Yenilenebilir geçen yıl yüzde 18,90 büyürken, bu yıl o pay yüzde 20,47'ye çıktı. Geçen yıl hidrolik payı yüzde 21,75 iken bu yıl yüzde 26,82'ye çıkmış. Doğal gazın payı geçen yıl 27,35 iken bu yıl 19,62'ye düştü. Bu pahalı olan elektrik üretimi ne kadar aşağı düşerse son gelen maliyeti azaltıyor. Diyeceksiniz buna rağmen fiyatlar artıyor ama artış sebebi sadece yakıt maliyetleri değil kur farkları ve kurun anormal şekilde yükselmesi.
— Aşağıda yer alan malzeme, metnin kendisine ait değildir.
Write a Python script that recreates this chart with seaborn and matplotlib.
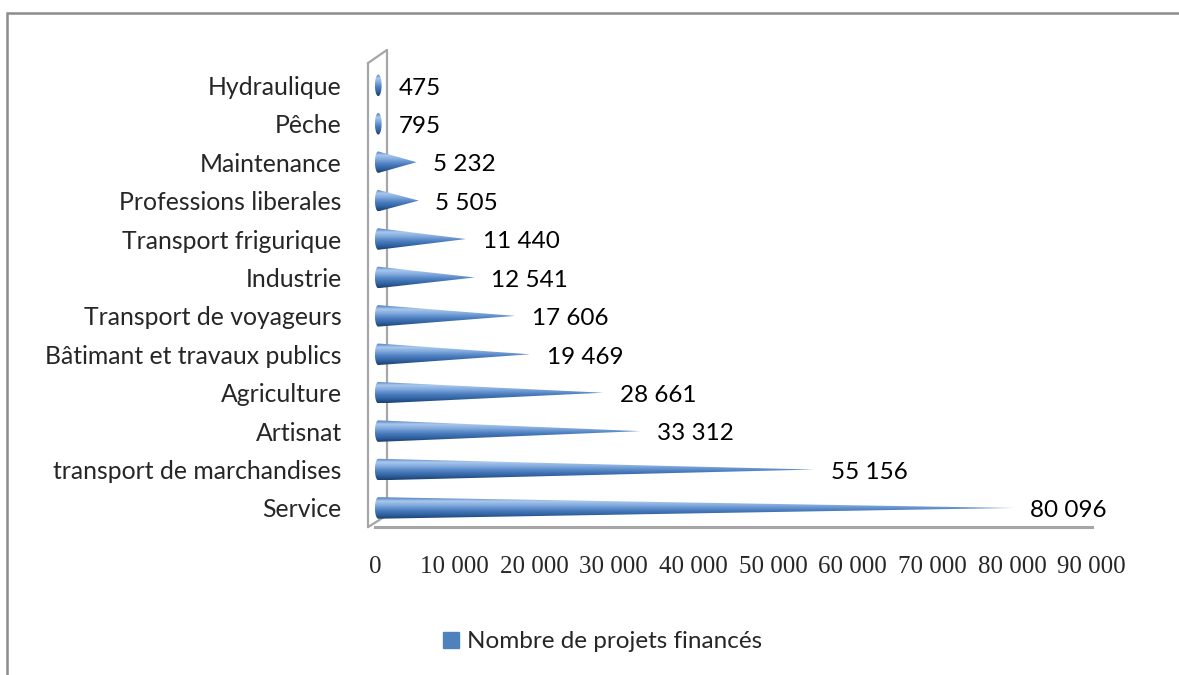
import numpy as np
import pandas as pd
import matplotlib
matplotlib.use("Agg")
import matplotlib.pyplot as plt
import seaborn as sns
from matplotlib.colors import LinearSegmentedColormap
from matplotlib.patches import Polygon, Patch, Rectangle
from matplotlib.ticker import FuncFormatter, MultipleLocator

# data (top to bottom)
secteurs = [
    "Hydraulique", "Pêche", "Maintenance", "Professions liberales",
    "Transport frigurique", "Industrie", "Transport de voyageurs",
    "Bâtimant et travaux publics", "Agriculture", "Artisnat",
    "transport de marchandises", "Service",
]
projets = [475, 795, 5232, 5505, 11440, 12541, 17606, 19469, 28661, 33312, 55156, 80096]
serie = "Nombre de projets financés"

df = pd.DataFrame({"secteur": secteurs, "projets": projets})

sns.set_style("white")
plt.rcParams["font.family"] = ["Lato", "DejaVu Sans"]

fig = plt.figure(figsize=(11.79, 6.75), dpi=100)
ax = fig.add_axes([0.318, 0.219, 0.608, 0.683])

sns.barplot(data=df, x="projets", y="secteur", orient="h", width=0.56,
            color="#4F81BD", ax=ax)

# turn each bar into a shaded cone
cone_cmap = LinearSegmentedColormap.from_list(
    "cone",
    [(0.0, "#4A7BBE"), (0.18, "#A9C8EE"), (0.35, "#86AEE0"),
     (0.6, "#4C7EC0"), (0.85, "#2B5B98"), (1.0, "#1D3F6E")],
)
grad = np.linspace(0, 1, 64).reshape(-1, 1)
a = 420  # half width of the base ellipse, data units
for bar in list(ax.patches):
    x0, y0 = bar.get_x(), bar.get_y()
    w, h = bar.get_width(), bar.get_height()
    bar.set_visible(False)
    yc = y0 + h / 2
    xe = x0 + a  # ellipse centre, so the base touches the wall
    tip = x0 + max(w, 2 * a)
    t = np.linspace(np.pi / 2, 3 * np.pi / 2, 30)
    pts = np.column_stack([xe + a * np.cos(t), yc - (h / 2) * np.sin(t)])
    if w > 2.6 * a:
        pts = np.vstack([pts, [tip, yc]])
    else:
        t2 = np.linspace(-np.pi / 2, np.pi / 2, 30)
        pts = np.vstack([pts, np.column_stack([xe + (tip - xe) * np.cos(t2),
                                               yc - (h / 2) * np.sin(t2)])])
    clip = Polygon(pts, closed=True, facecolor="none", edgecolor="none",
                   transform=ax.transData)
    ax.add_patch(clip)
    im = ax.imshow(grad, cmap=cone_cmap, aspect="auto", origin="upper",
                   extent=(x0, tip, y0 + h, y0), zorder=3)
    im.set_clip_path(clip)

fmt = lambda v: f"{v:,.0f}".replace(",", " ")
for i, v in enumerate(projets):
    ax.annotate(fmt(v), xy=(max(v, 2 * a), i), xytext=(12, -2), textcoords="offset points",
                ha="left", va="center", fontsize=17.5, color="black")

ax.set_xlim(0, 90000)
ax.set_ylim(11.5, -0.5)
ax.xaxis.set_major_locator(MultipleLocator(10000))
ax.xaxis.set_major_formatter(FuncFormatter(lambda v, p: fmt(v)))
ax.set_xlabel("")
ax.set_ylabel("")
ax.tick_params(axis="x", length=0, pad=21, labelsize=18)
ax.tick_params(axis="y", length=0, pad=24, labelsize=17.8)
for lab in ax.get_xticklabels():
    lab.set_fontfamily("Liberation Serif")

for s in ["top", "right", "left"]:
    ax.spines[s].set_visible(False)
ax.spines["bottom"].set_color("#A6A6A6")
ax.spines["bottom"].set_linewidth(2.2)

# thin 3-D side wall
wall = dict(color="#A6A6A6", lw=1.6, transform=ax.transAxes, clip_on=False, zorder=1)
ax.plot([-0.0098, -0.0098], [0.0, 1.0065], **wall)
ax.plot([0.0167, 0.0167], [0.026, 1.035], **wall)
ax.plot([-0.0098, 0.0167], [1.0065, 1.035], **wall)
ax.plot([-0.0098, 0.0167], [0.0, 0.026], **wall)

fig.legend(handles=[Patch(color="#4F81BD", label=serie)], loc="center",
           bbox_to_anchor=(0.511, 0.049), frameon=False, fontsize=17.5,
           handlelength=0.65, handleheight=0.65, handletextpad=0.35)

# outer chart border
fig.add_artist(Rectangle((0.006, -0.05), 1.1, 1.031, transform=fig.transFigure,
                         fill=False, edgecolor="#8C8C8C", lw=1.8))

fig.savefig("out.png", dpi=100)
Enerji yönetimi suyu gelecek ayları da dikkate alarak mı kullanıyor?

Evet, hidroliği şu anda çok kontrollü kullanıyorlar. Bundan sonra su geliri olmaz, terse döndü artık. Aşağı doğru iner. Bu sene de benim tahminim yıllık yüzde 75 civarında su gelecek. Ama geçen yıl oluşan açığı karşılayamazlar. O açığın kapanması zor, çok dikkatli kullanmaları gerekiyor çünkü önümüzdeki temmuz ve ağustosta aşırı sıcaklık yaşanırsa birtakım su buharlaşma yoluyla kaybolacak. Turizmde hareketlilik olursa klima yükü daha da artacak, suları daha fazla kullanırsanız doğal gazı kullanma ihtimaliniz de artacak. Hepsi birbirine bağlı şeyler. Talepte daralma olduğu için, talepteki daralma idareyi kurtarıyor. İyi bir şey değil ama dengeliyor.
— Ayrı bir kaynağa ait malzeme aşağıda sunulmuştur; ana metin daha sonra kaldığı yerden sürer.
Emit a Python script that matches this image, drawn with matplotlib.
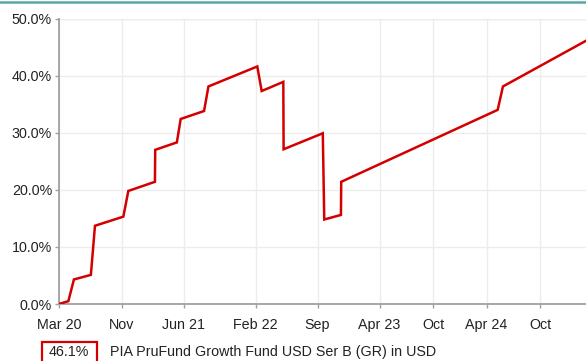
import matplotlib.pyplot as plt
import matplotlib.dates as mdates
import matplotlib.patches as mpatches
from matplotlib.lines import Line2D
import pandas as pd

plt.rcParams['font.family'] = ['Liberation Sans', 'DejaVu Sans']

# cumulative return (%) of the fund, smoothed price with periodic adjustments
dates = ['2020-03-31', '2020-05-02', '2020-05-21', '2020-07-18', '2020-08-01',
         '2020-11-06', '2020-11-23', '2021-02-22', '2021-02-23', '2021-05-08',
         '2021-05-21', '2021-08-09', '2021-08-24', '2022-02-07', '2022-02-22',
         '2022-05-07', '2022-05-08', '2022-09-19', '2022-09-20', '2022-09-24',
         '2022-11-20', '2022-11-21', '2024-05-09', '2024-05-27', '2025-03-07']
returns = [0.0, 0.5, 4.3, 5.1, 13.7,
           15.3, 19.8, 21.4, 27.0, 28.3,
           32.4, 33.8, 38.1, 41.6, 37.3,
           38.9, 27.1, 29.9, 26.9, 14.8,
           15.6, 21.4, 34.0, 38.1, 46.1]

tick_dates = ['2020-03-31', '2020-11-01', '2021-06-01', '2022-02-01', '2022-09-01',
              '2023-04-01', '2023-10-01', '2024-04-01', '2024-10-01']
tick_labels = ['Mar 20', 'Nov', 'Jun 21', 'Feb 22', 'Sep',
               'Apr 23', 'Oct', 'Apr 24', 'Oct']
y_ticks = [0, 10, 20, 30, 40, 50]

fund_name = 'PIA PruFund Growth Fund USD Ser B (GR) in USD'
red = '#d40000'
axis_grey = '#a0a0a0'
fs = 10.3

x = pd.to_datetime(dates)

fig = plt.figure(figsize=(5.86, 3.61), dpi=100)
ax = fig.add_axes([59 / 586, 57 / 361, 527 / 586, 285.5 / 361])

ax.plot(x, returns, color=red, lw=1.8, solid_joinstyle='miter', zorder=3)

ax.set_xlim(x[0], x[-1])
ax.set_ylim(0, 50)
ax.set_yticks(y_ticks)
ax.set_yticklabels([f'{v:.1f}%' for v in y_ticks])
ax.set_xticks(mdates.date2num(pd.to_datetime(tick_dates)))
ax.set_xticklabels(tick_labels)

ax.grid(True, color='#ececec', lw=1)
for side in ('top', 'right'):
    ax.spines[side].set_visible(False)
for side in ('left', 'bottom'):
    ax.spines[side].set_color(axis_grey)
    ax.spines[side].set_linewidth(1.3)
ax.axhline(50, color='#dadada', lw=1.6, zorder=1)

ax.tick_params(axis='both', colors=axis_grey, length=3, width=1,
               labelcolor='#222222', labelsize=fs)
ax.tick_params(axis='y', pad=2)
ax.tick_params(axis='x', pad=7)

# teal rule along the top edge
fig.add_artist(Line2D([0, 1], [1 - 1.5 / 361] * 2, transform=fig.transFigure,
                      color='#5aa6a6', lw=1.8))

# legend: boxed latest value followed by the fund name
fig.add_artist(mpatches.Rectangle((41.5 / 586, -0.05), 55 / 586, 19 / 361 + 0.05,
                                  transform=fig.transFigure, fill=False,
                                  edgecolor=red, lw=1.6))
fig.text(69 / 586, 9 / 361, '46.1%', ha='center', va='center',
         fontsize=fs, color='#222222')
fig.text(110 / 586, 9 / 361, fund_name, ha='left', va='center',
         fontsize=fs, color='#222222')

fig.savefig('out.png', dpi=100)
Dünyada iklim krizi yaşanırken, Türkiye'de kuraklık kapıda diyebilir miyiz?

Türkiye'de bir eğri vardır sürekli değişir. Birkaç senede bir kuraklık olur ancak dünyada da bir iklim krizi var. Bu artık bizi de doğrudan etkiliyor. Haritalara bakarsanız ileride çölleşecek topraklardan birisi Türkiye olarak görünüyor. Çok önem vermek gerekir. Bizim Keban Havzası'nı çok iyi korumamız lazım, o bölgedeki sular gelecek için son derece önemli. Belki İstanbul'a kadar su götüreceğiz. Dünyanın gidişatını düşündüğümüz zaman böyle bir durumun yaşanması yüksek oranda görünüyor. Zaten bu birtakım savaşlar, su savaşı...Buradaki kaynaklar önemli. Artık Türkiye'nin batı tarafında sular yok olmaya başladı. Bazı göller kurudu gitti.
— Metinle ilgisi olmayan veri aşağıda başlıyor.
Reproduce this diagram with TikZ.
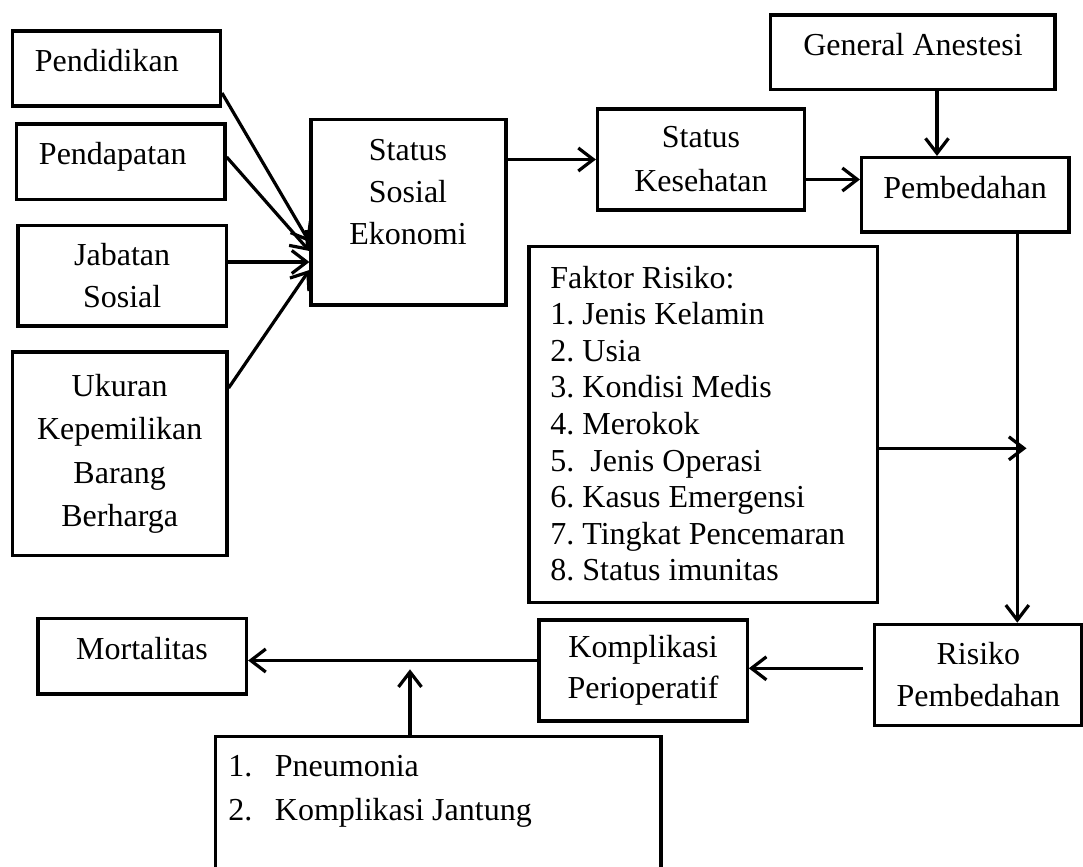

Üç tarafı denizlerle çevrili bir ülke...

Kuraklığın en büyük sebebi, her yıl binlerce dönüm arazi yakılırsa, ağaçlar yok edilirse oraya yağmur yağmaz. Bir kere ağaçlandırmaya çok önem vermeniz lazım. Sırf beton ekonomisi için ormanları yok ederek bu işi çözemezsiniz. Daha da berbat edersiniz. Ağaç olmayan bölgeye yağmur yağmaz, yağarsa da felaket yağar. Biz ilkokulda tarım dersi gördük, şimdi hiçbir yerde tarım dersi yok. Çünkü eğitimi rezil etmek için ellerinden geleni yapıyorlar. Bu konular çok önemli ciddi konular.